3. Bu çerçevede, derhal ek bütçe çalışmalarına başlayın.

4. Kamuda tüm harcamaları gözden geçirin. “İtibardan tasarruf olmaz” diyerek yaptığınız gösteriş harcamalarını durdurun.

5. Kamu-özel iş birliği sözleşmelerini mutlaka ilgilileriyle müzakere edin. Bu sözleşmelerin dövize endeksli gelir garantilerini mutlak surette Türk lirasına çevirin. Mücbir sebep hükümlerinin işletilmesi imkânı varsa bu garantilerden bir an evvel kurtulun. 

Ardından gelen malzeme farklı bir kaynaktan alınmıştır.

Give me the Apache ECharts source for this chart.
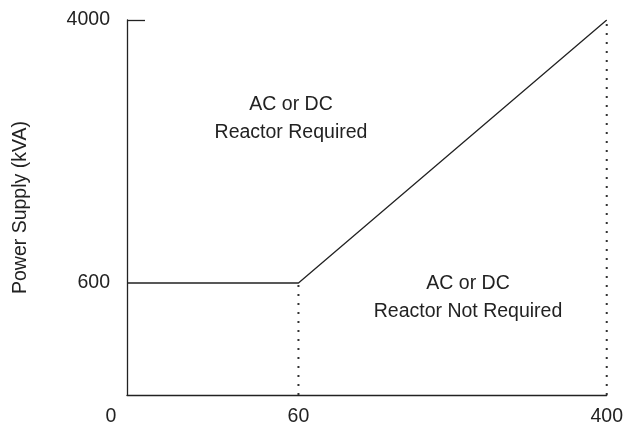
<!DOCTYPE html>
<html>
<head>
<meta charset="utf-8">
<script src="https://cdn.jsdelivr.net/npm/echarts@6/dist/echarts.min.js"></script>
<style>
html,body{margin:0;padding:0;background:#fff;}
#chart{width:626px;height:427px;}
</style>
</head>
<body>
<div id="chart"></div>
<script>
// ---- data ----
const xTickValues = [0, 60, 400];
const yTickValues = [600, 4000];
const boundaryX = [0, 60, 400];
const boundaryY = [600, 600, 4000];
const dividerX = [60, 400];
const dividerTopY = [600, 4000];
const regionLabels = ['AC or DC\nReactor Required', 'AC or DC\nReactor Not Required'];
const yTitle = 'Power Supply (kVA)';

// schematic (piecewise) scale: breakpoints and their relative positions on the axis
const xStops = [0, 60, 400], xFracs = [0, 0.3574, 1];
const yStops = [0, 600, 4000], yFracs = [0, 0.2987, 1];
function pw(v, stops, fracs) {
  for (let i = 1; i < stops.length; i++) {
    if (v <= stops[i]) {
      const t = (v - stops[i-1]) / (stops[i] - stops[i-1]);
      return fracs[i-1] + t * (fracs[i] - fracs[i-1]);
    }
  }
  return fracs[fracs.length-1];
}
function inv(p, stops, fracs) {
  for (let i = 1; i < fracs.length; i++) {
    if (p <= fracs[i] + 1e-9) {
      const t = (p - fracs[i-1]) / (fracs[i] - fracs[i-1]);
      return Math.round(stops[i-1] + t * (stops[i] - stops[i-1]));
    }
  }
  return stops[stops.length-1];
}
const mx = v => pw(v, xStops, xFracs);
const my = v => pw(v, yStops, yFracs);

const ink = '#222';
const font = 'Liberation Sans, Arial, sans-serif';
const fs = 19.5;

const chart = echarts.init(document.getElementById('chart'));
const series = [{
  type: 'line',
  data: boundaryX.map((x, i) => [mx(x), my(boundaryY[i])]),
  symbol: 'none',
  lineStyle: { color: ink, width: 1.3 },
  silent: true, z: 3
}];
dividerX.forEach((x, i) => {
  series.push({
    type: 'line',
    data: [[mx(x), my(0)], [mx(x), my(dividerTopY[i])]],
    symbol: 'none',
    lineStyle: { color: '#333', width: 2, type: [2, 7] },
    silent: true, z: 2
  });
});

chart.setOption({
  animation: false,
  grid: { left: 127, right: 15, top: 20, bottom: 32 },
  xAxis: {
    type: 'value', min: 0, max: 1,
    splitLine: { show: false },
    axisLine: { show: true, lineStyle: { color: ink, width: 1.3 } },
    axisTick: { show: false },
    axisLabel: {
      customValues: xTickValues.map(mx),
      margin: 12,
      color: ink, fontSize: fs, fontFamily: font,
      formatter: v => {
        const n = inv(v, xStops, xFracs);
        return n === 0 ? '{z|0}' : String(n);
      },
      rich: { z: { padding: [0, 32, 0, 0], fontSize: fs, fontFamily: font, color: ink } }
    }
  },
  yAxis: {
    type: 'value', min: 0, max: 1,
    splitLine: { show: false },
    axisLine: { show: true, lineStyle: { color: ink, width: 1.3 } },
    axisTick: { show: true, inside: true, length: 18, customValues: [my(4000)], lineStyle: { color: ink, width: 1.3 } },
    axisLabel: {
      customValues: yTickValues.map(my),
      margin: 17,
      color: ink, fontSize: fs, fontFamily: font,
      formatter: v => String(inv(v, yStops, yFracs))
    },
    name: yTitle,
    nameLocation: 'middle',
    nameRotate: 90,
    nameGap: 96,
    nameTextStyle: { color: ink, fontSize: fs, fontFamily: font }
  },
  graphic: [
    { type: 'text', x: 291, y: 91, style: { text: regionLabels[0], textAlign: 'center', fill: ink, fontSize: fs, fontFamily: font, lineHeight: 28 } },
    { type: 'text', x: 468, y: 270, style: { text: regionLabels[1], textAlign: 'center', fill: ink, fontSize: fs, fontFamily: font, lineHeight: 28 } }
  ],
  series: series
});
</script>
</body>
</html>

6. Bütçede yaratılacak alanı, öncelikle ailelerimizin canlarıyla cüzdanları arasına sıkışmalarını önleyecek şekilde kullanın. Krizi fırsata çevirmek istiyorsanız ülkemizin beşerî ve fiziki sermayesini koruyacak, bir neslin kötü beslenme nedeniyle yitirilmesini önleyecek tedbirleri derhal alin.

7. Başta G-20 olmak üzere küresel iş birliği mekanizmalarıyla iletişimi arttırın. Türkiye’nin risk primini aşağı çekecek önlemleri almaya çalışın."